Consequently, we can say that the mode of reference ad extra is not the only one capable of being understood in terms of true and false, and that one can legitimately—despite Russell’s prohibition—consider that in certain circumstances reference to the utterance can enable a decision about truth and falsity (for example, in the case of the liar’s paradox). The opposition between traditions can no longer continue to be interpreted as an opposition between one definitively historically superannuated way of philosophizing and another, legitimate because more contemporary. This is why I am entitled here to answer the initial question—the question whether self-reference is strengthened by this confrontation with formal logic’s prohibition—in the affirmative.

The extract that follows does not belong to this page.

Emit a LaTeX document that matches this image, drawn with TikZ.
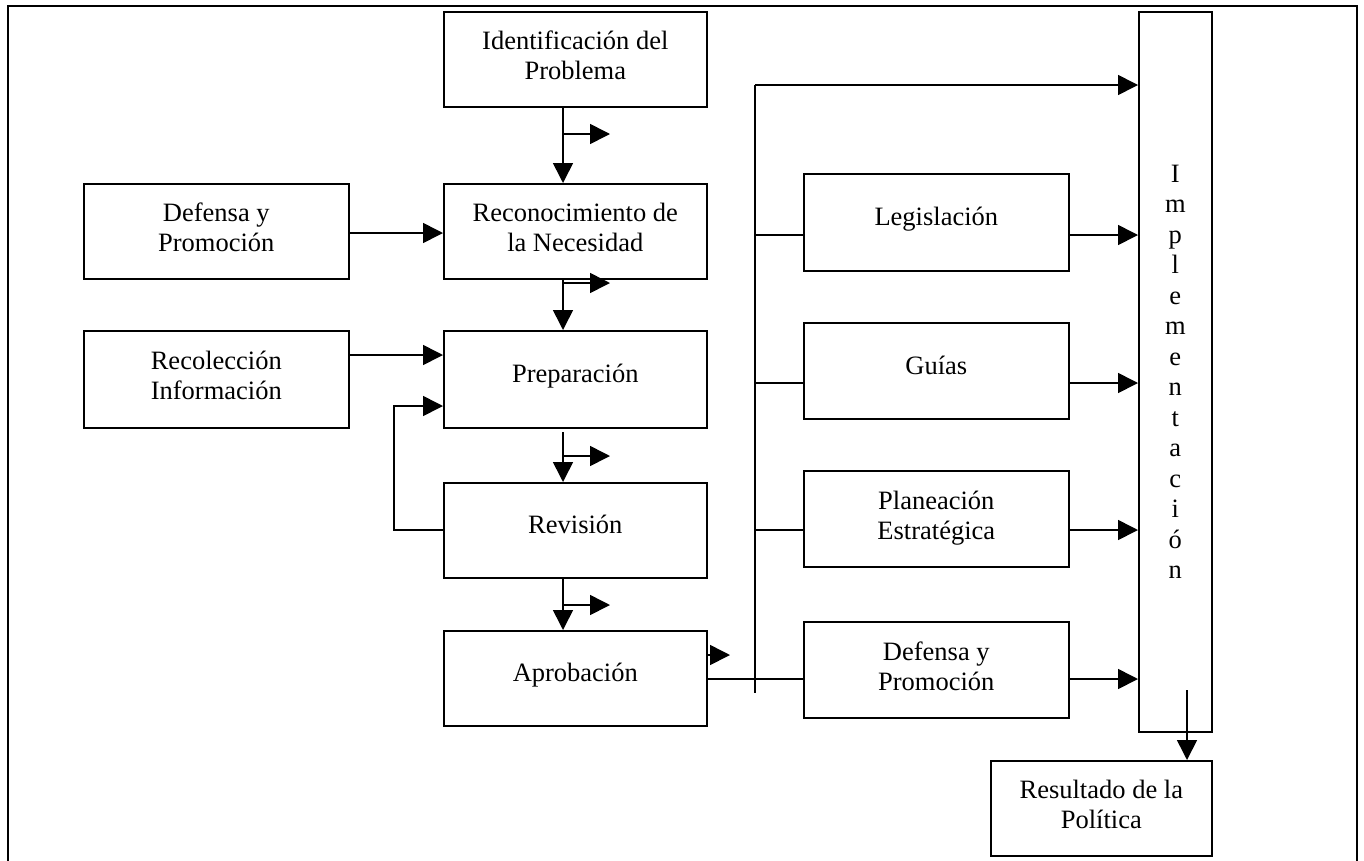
\documentclass[tikz,border=0pt]{standalone}
\usepackage{fontspec}
\setmainfont{Liberation Serif}
\usetikzlibrary{arrows.meta}
\begin{document}
\begin{tikzpicture}[x=1pt,y=-1pt,
  line width=1.6pt,
  every node/.style={font=\fontsize{26.5}{30}\selectfont},
  box/.style={draw, rectangle, anchor=north west, inner sep=0pt, align=center,
    text height=7pt, text depth=0pt},
  boxtwo/.style={box, text height=41pt},
  arr/.style={-{Triangle[length=20pt,width=20pt]}},
]
\useasboundingbox (0,0) rectangle (1364,860);
\clip (0,0) rectangle (1364,860);

% outer frame
\draw (8,880) -- (8,6) -- (1357,6) -- (1357,880);

% central column
\node[boxtwo, minimum width=263pt, minimum height=95pt] (ident) at (443,11) {Identificación del\\Problema};
\node[boxtwo, minimum width=263pt, minimum height=95pt] (recon) at (443,183) {Reconocimiento de\\la Necesidad};
\node[box, minimum width=263pt, minimum height=97pt] (prep) at (443,330) {Preparación};
\node[box, minimum width=263pt, minimum height=95pt] (rev) at (443,482) {Revisión};
\node[box, minimum width=263pt, minimum height=95pt] (apro) at (443,630) {Aprobación};

% left inputs
\node[boxtwo, minimum width=265pt, minimum height=95pt] (defL) at (83,183) {Defensa y\\Promoción};
\node[boxtwo, minimum width=265pt, minimum height=97pt] (recol) at (83,330) {Recolección\\Información};

% instruments
\node[box, minimum width=265pt, minimum height=97pt] (legis) at (803,173) {Legislación};
\node[box, minimum width=265pt, minimum height=96pt] (guias) at (803,322) {Guías};
\node[boxtwo, minimum width=265pt, minimum height=96pt] (plan) at (803,470) {Planeación\\Estratégica};
\node[boxtwo, minimum width=265pt, minimum height=96pt] (defR) at (803,621) {Defensa y\\Promoción};

% implementation column and outcome
\node[draw, rectangle, anchor=north west, inner sep=0pt, align=center,
  minimum width=73pt, minimum height=720pt,
  font=\fontsize{26.5}{30.5}\selectfont] (impl) at (1138,11)
  {I\\m\\p\\l\\e\\m\\e\\n\\t\\a\\c\\i\\ó\\n};
\node[boxtwo, minimum width=221pt, minimum height=95pt] (res) at (990,760) {Resultado de la\\Política};

% free ends and guide points
\coordinate (cx) at (563,0);
\coordinate (b1) at (610,134);
\coordinate (b2) at (610,283);
\coordinate (b3) at (610,456);
\coordinate (b4) at (610,605);
\coordinate (b5) at (730,655);
\coordinate (busT) at (755,85);
\coordinate (busB) at (755,693);
\coordinate (fbx) at (394,0);

% main chain with side branches
\draw[arr] (ident.south -| cx) -- (recon.north -| cx);
\draw[arr] (563,134) -- (b1);
\draw[arr] (recon.south -| cx) -- (prep.north -| cx);
\draw[arr] (563,283) -- (b2);
\draw[arr] (563,432) -- (rev.north -| cx);
\draw[arr] (563,456) -- (b3);
\draw[arr] (rev.south -| cx) -- (apro.north -| cx);
\draw[arr] (563,605) -- (b4);

% inputs into the chain
\draw[arr] (defL.east |- 0,233) -- (recon.west |- 0,233);
\draw[arr] (recol.east |- 0,355) -- (prep.west |- 0,355);
\draw[arr] (rev.west |- 0,530) -- (fbx |- 0,530) -- (fbx |- 0,406) -- (prep.west |- 0,406);

% distribution bus
\draw[arr] (apro.east |- b5) -- (b5);
\draw (busT) -- (busB);
\draw[arr] (busT) -- (impl.west |- busT);
\draw (busT |- 0,235) -- (legis.west |- 0,235);
\draw (busT |- 0,383) -- (guias.west |- 0,383);
\draw (busT |- 0,530) -- (plan.west |- 0,530);
\draw (apro.east |- 0,679) -- (defR.west |- 0,679);

% instruments into implementation
\draw[arr] (legis.east |- 0,235) -- (impl.west |- 0,235);
\draw[arr] (guias.east |- 0,383) -- (impl.west |- 0,383);
\draw[arr] (plan.east |- 0,530) -- (impl.west |- 0,530);
\draw[arr] (defR.east |- 0,679) -- (impl.west |- 0,679);

% outcome
\draw[arr] (1187,690) -- (res.north -| 1187,0);
\end{tikzpicture}
\end{document}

Conclusions: The Application of Propositions to Themselves
More generally, the results of this dual confrontation (contemporary theories of self-reference and the prohibition of formal logic) are as follows:
1. First of all, I have been able to further clarify my model of self-reference. Self-reference is strictly defined as the possibility of a proposition’s application to
itself. Two groups of propositions have emerged from my analyses: propositions concerning truth and propositions concerning humanity. If universality is indeed required in these two groups, the fact remains that not all propositions with a universality claim are necessarily called to be directly self-referential, as we saw with the example of “All swans are white.” This apparently insignificant insight is important in that it enables a strict delineation of the field of self-reference: self-reference does not concern all propositions with a universality claim but only propositions that contain the terms truth or humanity.28 It follows if a specialist in leeches’ brains can certainly continue to develop in a uniquely referential and classically “scientific” microcosmos, without ever posing the question of self-reference, a specialist in human brains, on the other hand, is much less able to do so because his propositions do not apply to an objective “it” and must answer to the principle of identity that I have revealed (congruence between a statement and its utterance). Here again, the division between science (“All swans are x”) and philosophical knowledge (“Every human is z”) is clearly defined without either having at any point to be dissolved in the other. This division between science and knowledge can just as well be understood as a division between the question of reference as a question of validity and the question of self-reference as a question of truth. We do not have to prohibit the study of leeches’ brains in order to proclaim the distinctiveness of philosophical analysis; we have to show how each discipline, legitimate in itself, moves in domains that call for different ways of reasoning and arguing. Learning and knowledge, reference and self-reference, validity and truth—these are the categories that appear, at the end of these developments, capable of articulating this division.